In 1997, a racially mixed couple wanted to sublet a co-op apartment at the Beekman Hill House Apartments in New York City. Nicholas A. Biondi, then-president of the Beekman Association's board of directors, refused to approve the couple's application. The couple sued the association for illegal discrimination and the judge found Biondi liable and ordered him to pay the couple $230,000 in compensatory damages and $125,000 in punitive damages. The other board members were also ordered to pay $25,000 in punitive damages.
The association's directors and officers insurance policy—also known as D&O—covered the compensatory damages, but the punitive damages were not covered and had to be paid in full by the individual directors.

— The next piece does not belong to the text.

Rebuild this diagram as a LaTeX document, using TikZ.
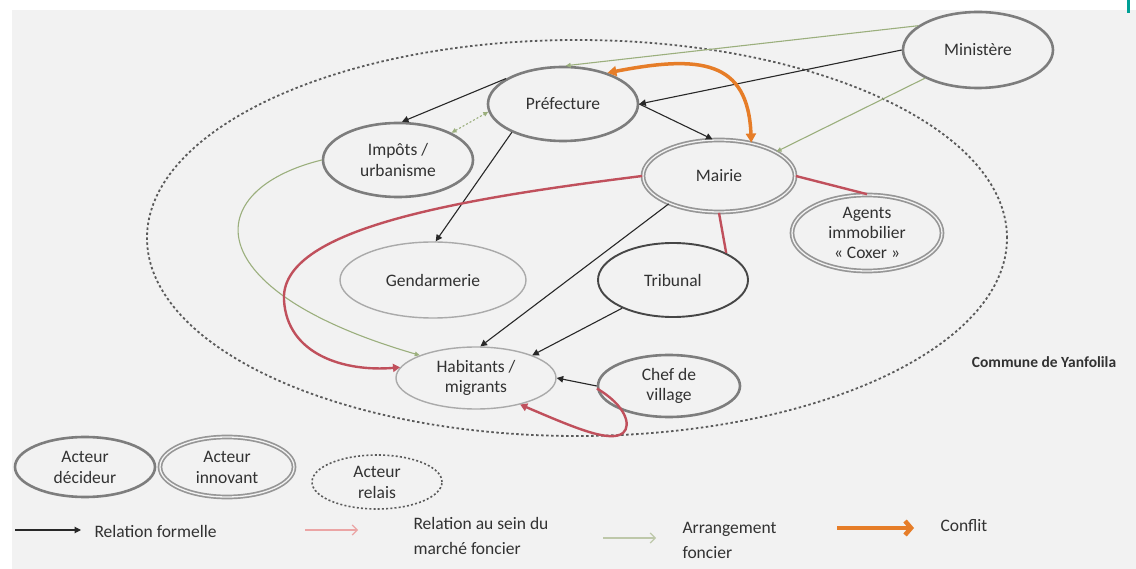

Every HOA board member has a personal responsibility to conduct association business in the best interests of the shareholders and unit owners that they represent. However, board members are human and therefore fallible, and there are occasions when they may make a wrong decision—or what a homeowner believes is a wrong decision.
Many claims stem from disputes over homeowner restrictions—like painting a front door, or putting a satellite dish on the roof, for example—or from a less-than-brilliant financial decision that winds up costing association members. Issues like these account for the vast majority of cases, but sometimes the problem at hand can be as serious as racial discrimination against a potential resident.
"Any decision that a board member makes can be subject to a claim if the homeowner disagrees with the decision," says Ronald Perl, a partner in charge of Hill Wallack's community association group in Princeton, New Jersey. "These disagreements blow up into lawsuits and claims for damages."